* Begin Task material *

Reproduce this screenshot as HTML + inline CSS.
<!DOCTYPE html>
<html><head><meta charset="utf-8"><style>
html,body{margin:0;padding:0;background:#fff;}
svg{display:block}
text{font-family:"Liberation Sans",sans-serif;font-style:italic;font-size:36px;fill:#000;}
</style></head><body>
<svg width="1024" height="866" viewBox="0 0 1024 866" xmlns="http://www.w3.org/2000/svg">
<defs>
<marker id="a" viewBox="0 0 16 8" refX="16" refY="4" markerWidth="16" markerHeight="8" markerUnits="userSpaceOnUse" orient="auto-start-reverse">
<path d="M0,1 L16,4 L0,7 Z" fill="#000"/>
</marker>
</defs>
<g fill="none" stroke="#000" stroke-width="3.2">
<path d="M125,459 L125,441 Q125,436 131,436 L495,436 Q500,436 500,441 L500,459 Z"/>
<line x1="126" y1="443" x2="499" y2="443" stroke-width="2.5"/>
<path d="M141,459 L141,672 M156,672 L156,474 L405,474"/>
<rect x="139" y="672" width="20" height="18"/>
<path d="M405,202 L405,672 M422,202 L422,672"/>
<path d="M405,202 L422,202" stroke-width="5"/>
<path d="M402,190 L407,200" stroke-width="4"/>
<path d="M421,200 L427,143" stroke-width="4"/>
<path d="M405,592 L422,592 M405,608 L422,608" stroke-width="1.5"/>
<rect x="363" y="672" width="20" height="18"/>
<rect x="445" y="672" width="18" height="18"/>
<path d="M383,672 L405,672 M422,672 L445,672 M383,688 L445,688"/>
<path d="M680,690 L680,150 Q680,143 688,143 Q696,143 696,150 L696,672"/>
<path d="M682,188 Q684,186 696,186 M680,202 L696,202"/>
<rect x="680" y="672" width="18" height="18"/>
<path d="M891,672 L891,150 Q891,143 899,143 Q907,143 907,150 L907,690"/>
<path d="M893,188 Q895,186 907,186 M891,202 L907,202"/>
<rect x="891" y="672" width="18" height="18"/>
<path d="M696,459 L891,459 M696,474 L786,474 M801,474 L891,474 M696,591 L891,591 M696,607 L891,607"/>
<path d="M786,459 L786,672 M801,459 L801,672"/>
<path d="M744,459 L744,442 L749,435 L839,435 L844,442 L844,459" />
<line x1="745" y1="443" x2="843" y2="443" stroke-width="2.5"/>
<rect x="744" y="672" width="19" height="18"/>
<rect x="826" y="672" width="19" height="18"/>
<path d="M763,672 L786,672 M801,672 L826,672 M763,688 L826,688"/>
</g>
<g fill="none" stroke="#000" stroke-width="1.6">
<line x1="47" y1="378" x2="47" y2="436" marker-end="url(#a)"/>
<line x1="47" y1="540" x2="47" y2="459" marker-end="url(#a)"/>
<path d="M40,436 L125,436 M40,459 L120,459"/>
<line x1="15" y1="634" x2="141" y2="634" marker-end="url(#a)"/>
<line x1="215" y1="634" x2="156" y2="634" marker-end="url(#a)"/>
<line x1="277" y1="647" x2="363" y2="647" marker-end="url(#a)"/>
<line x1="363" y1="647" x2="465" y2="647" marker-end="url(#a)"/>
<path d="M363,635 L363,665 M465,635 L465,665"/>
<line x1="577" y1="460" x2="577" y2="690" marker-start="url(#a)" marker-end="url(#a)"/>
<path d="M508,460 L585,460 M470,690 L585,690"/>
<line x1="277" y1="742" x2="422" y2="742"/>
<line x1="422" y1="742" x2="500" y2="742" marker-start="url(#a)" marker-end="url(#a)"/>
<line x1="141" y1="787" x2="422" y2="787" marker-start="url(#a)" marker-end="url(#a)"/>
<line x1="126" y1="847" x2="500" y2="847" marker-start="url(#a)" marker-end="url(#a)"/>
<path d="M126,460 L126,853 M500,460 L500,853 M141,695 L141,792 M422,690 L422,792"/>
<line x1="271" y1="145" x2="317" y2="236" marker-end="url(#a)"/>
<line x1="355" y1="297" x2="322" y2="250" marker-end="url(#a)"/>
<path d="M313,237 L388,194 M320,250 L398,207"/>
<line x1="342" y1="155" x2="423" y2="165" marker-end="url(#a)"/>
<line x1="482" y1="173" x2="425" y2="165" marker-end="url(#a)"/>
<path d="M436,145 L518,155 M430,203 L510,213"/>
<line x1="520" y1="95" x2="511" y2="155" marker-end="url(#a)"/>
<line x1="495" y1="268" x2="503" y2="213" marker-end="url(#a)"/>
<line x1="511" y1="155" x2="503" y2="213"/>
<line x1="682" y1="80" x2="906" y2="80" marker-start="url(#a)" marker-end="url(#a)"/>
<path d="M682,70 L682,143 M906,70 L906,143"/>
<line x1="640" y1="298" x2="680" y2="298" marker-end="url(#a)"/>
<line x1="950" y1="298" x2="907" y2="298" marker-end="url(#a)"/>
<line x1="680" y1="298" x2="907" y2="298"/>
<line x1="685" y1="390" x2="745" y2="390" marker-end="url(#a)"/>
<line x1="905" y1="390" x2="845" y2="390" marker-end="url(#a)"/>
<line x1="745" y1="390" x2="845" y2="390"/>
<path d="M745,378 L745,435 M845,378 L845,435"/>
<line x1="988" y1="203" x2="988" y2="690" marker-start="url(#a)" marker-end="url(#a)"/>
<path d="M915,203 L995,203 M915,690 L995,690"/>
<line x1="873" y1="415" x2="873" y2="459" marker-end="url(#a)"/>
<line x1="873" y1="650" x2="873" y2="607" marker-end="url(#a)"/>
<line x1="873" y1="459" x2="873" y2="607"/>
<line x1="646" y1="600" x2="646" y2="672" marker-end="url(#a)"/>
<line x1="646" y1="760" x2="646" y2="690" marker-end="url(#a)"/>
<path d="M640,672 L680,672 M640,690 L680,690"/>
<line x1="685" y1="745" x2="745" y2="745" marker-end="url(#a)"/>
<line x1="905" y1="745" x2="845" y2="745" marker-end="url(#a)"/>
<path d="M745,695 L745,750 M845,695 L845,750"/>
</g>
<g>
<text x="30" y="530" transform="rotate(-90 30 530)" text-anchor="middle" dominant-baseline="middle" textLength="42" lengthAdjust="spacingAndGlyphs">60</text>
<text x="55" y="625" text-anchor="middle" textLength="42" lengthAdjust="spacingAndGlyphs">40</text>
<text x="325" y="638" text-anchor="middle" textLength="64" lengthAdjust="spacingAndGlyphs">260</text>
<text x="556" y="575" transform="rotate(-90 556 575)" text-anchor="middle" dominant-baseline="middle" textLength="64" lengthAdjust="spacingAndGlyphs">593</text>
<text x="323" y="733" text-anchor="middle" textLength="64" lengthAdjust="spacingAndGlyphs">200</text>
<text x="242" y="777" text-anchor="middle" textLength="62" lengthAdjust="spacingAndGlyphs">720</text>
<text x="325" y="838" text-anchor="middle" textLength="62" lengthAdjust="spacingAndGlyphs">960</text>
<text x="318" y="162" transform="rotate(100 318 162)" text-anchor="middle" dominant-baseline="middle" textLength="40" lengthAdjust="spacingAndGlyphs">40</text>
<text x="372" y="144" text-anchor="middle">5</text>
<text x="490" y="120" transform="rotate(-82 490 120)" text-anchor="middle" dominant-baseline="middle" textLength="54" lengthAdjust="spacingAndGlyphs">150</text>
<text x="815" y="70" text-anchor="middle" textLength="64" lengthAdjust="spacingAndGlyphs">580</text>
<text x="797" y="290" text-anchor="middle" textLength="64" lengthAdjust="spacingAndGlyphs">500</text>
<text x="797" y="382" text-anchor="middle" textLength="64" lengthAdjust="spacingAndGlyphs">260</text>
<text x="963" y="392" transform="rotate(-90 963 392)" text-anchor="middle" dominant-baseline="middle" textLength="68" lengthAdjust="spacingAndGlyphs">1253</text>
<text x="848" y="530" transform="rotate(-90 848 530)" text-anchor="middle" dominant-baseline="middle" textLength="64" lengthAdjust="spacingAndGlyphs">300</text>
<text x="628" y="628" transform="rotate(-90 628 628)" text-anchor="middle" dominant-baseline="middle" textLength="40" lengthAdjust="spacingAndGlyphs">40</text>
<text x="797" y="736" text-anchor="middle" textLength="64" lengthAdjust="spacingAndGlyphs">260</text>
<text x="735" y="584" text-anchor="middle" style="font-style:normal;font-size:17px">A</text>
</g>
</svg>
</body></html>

* End Task material *
* Begin Task material *

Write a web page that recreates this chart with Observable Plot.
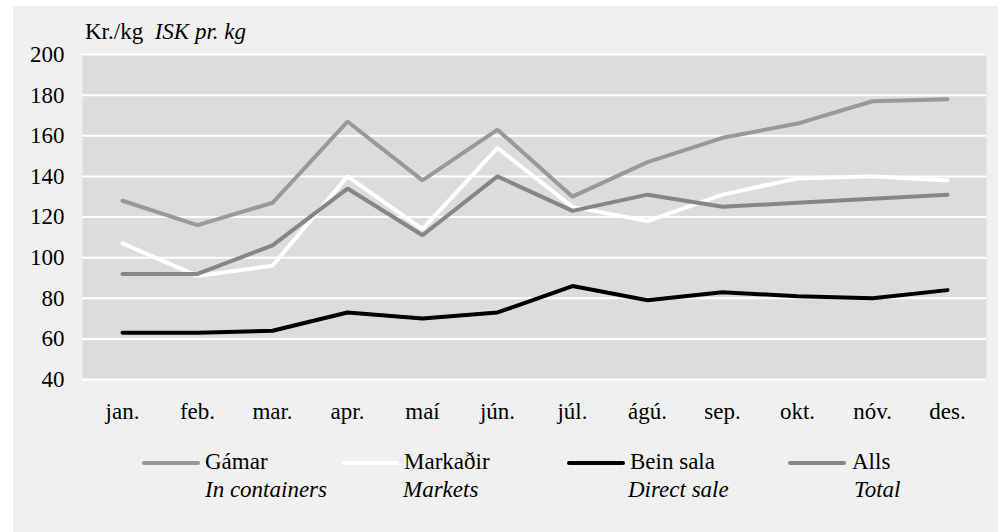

* End Task material *
* Begin Task material *

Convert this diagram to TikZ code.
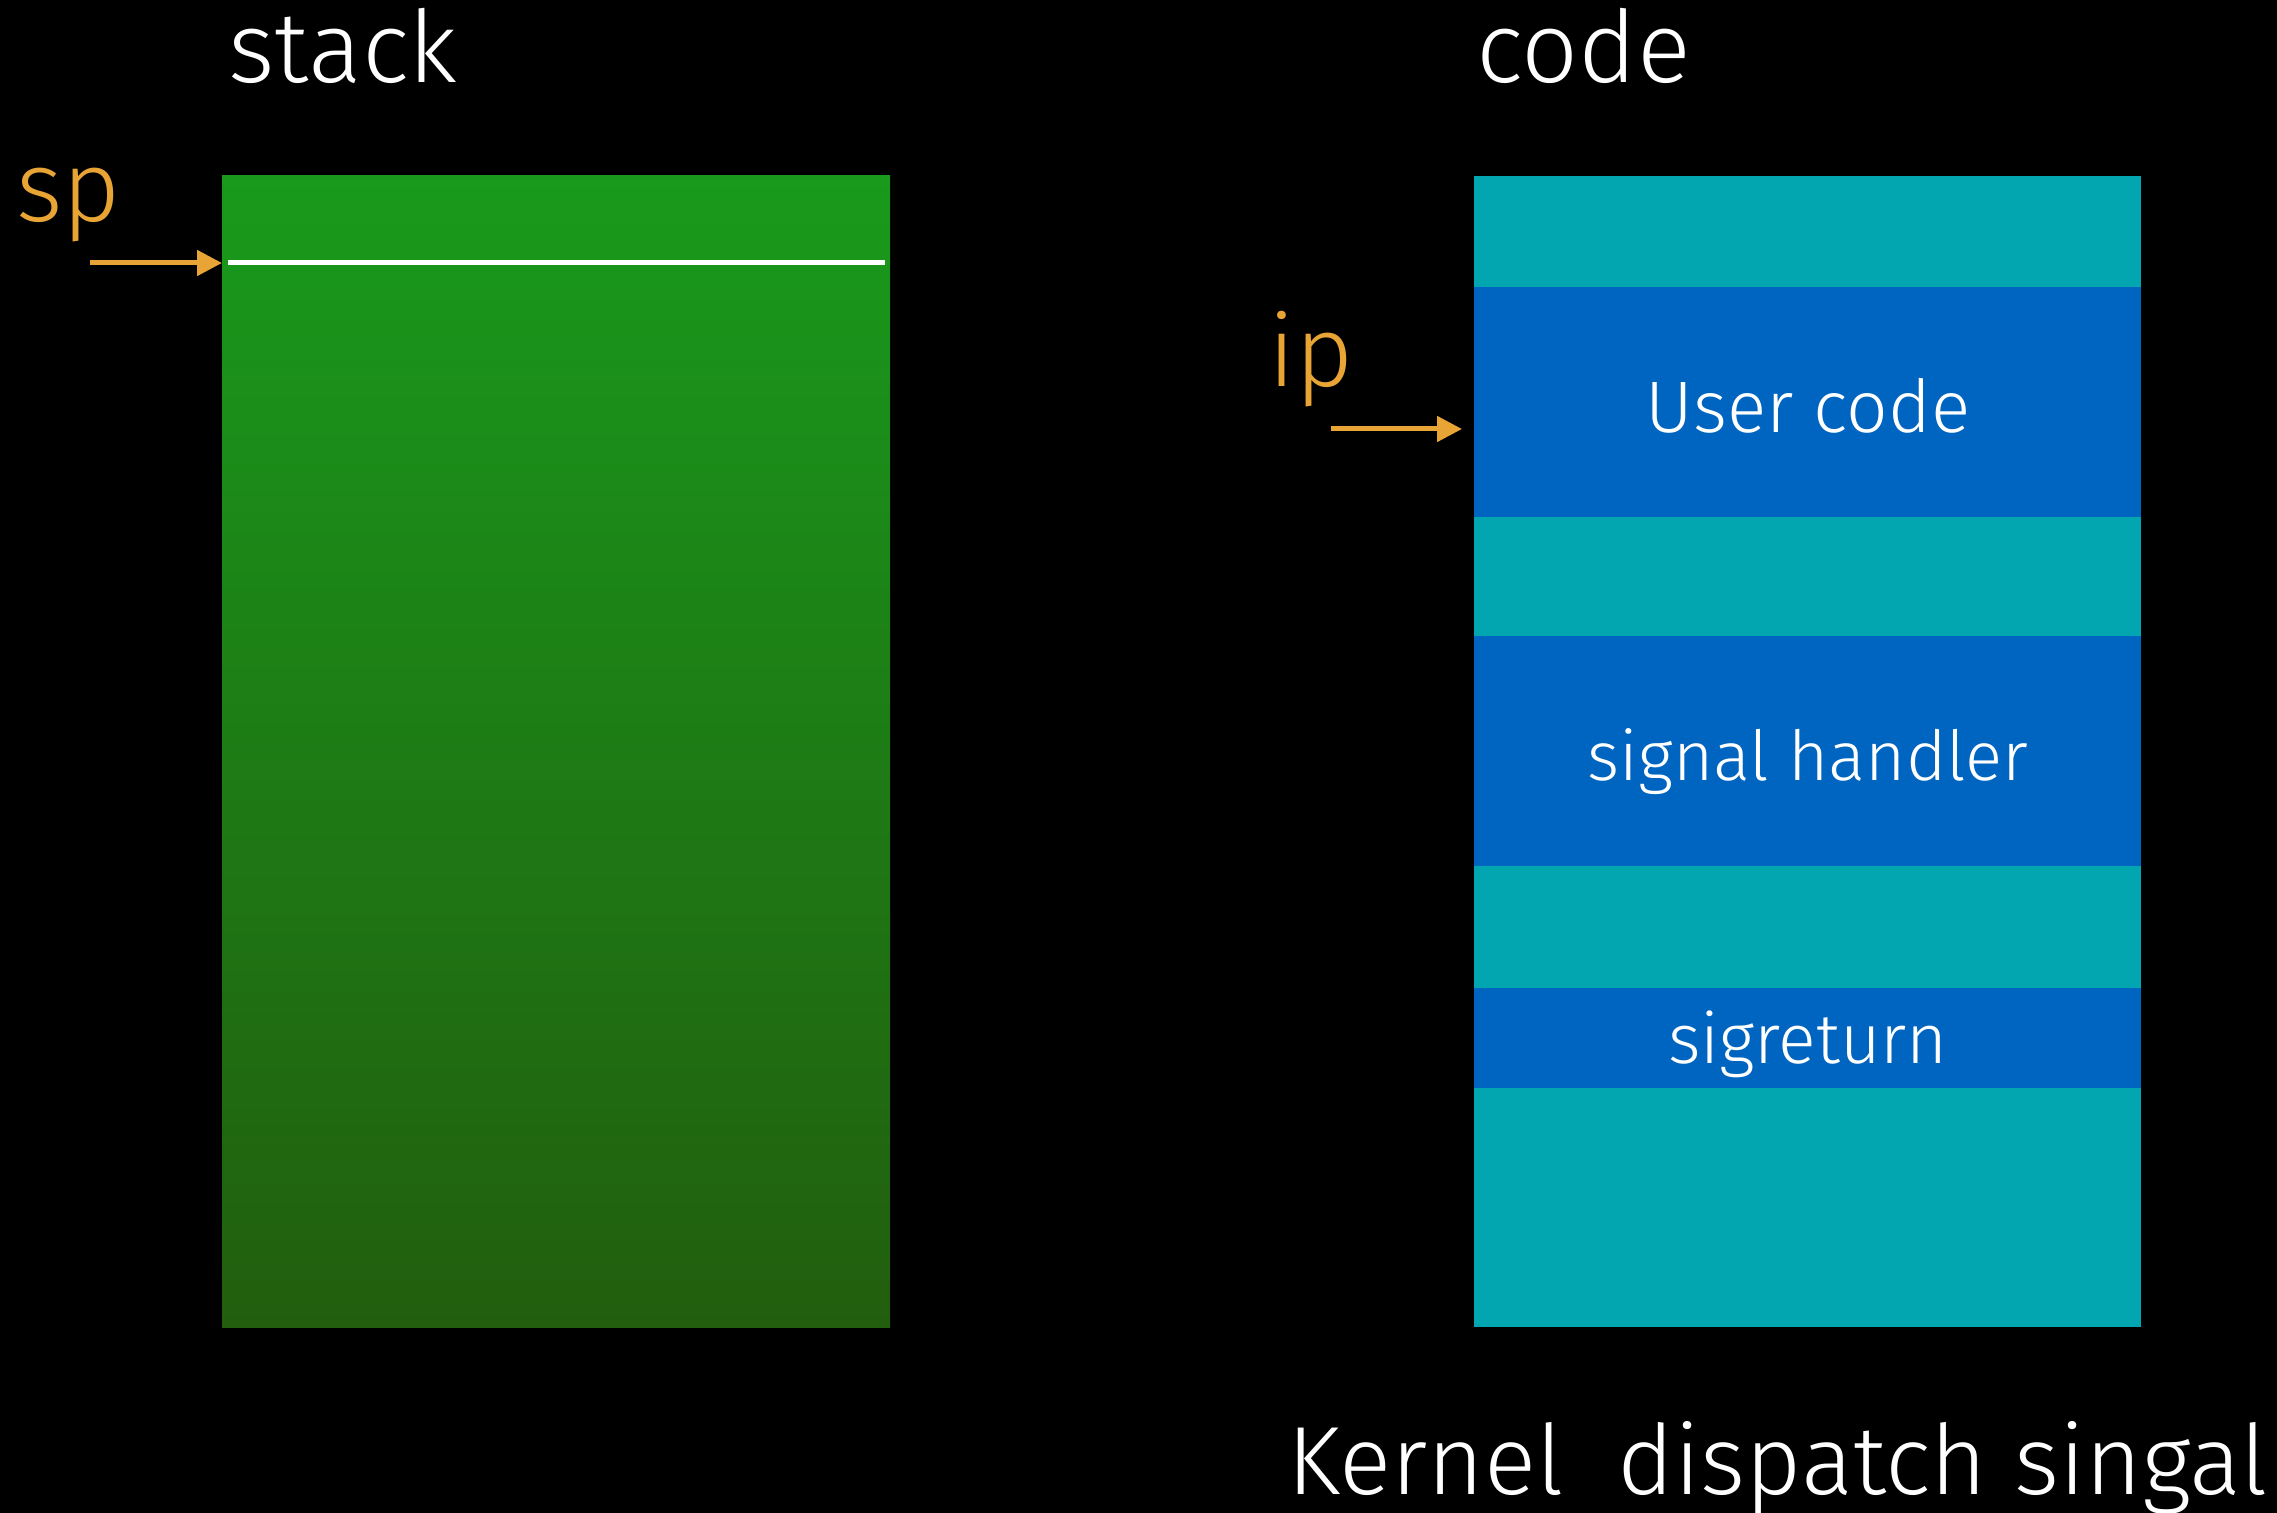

* End Task material *

*Directions*. List every line above that contains the word "this".

*Finished answer*.
Reproduce this screenshot as HTML + inline CSS.
Write a web page that recreates this chart with Observable Plot.
Convert this diagram to TikZ code.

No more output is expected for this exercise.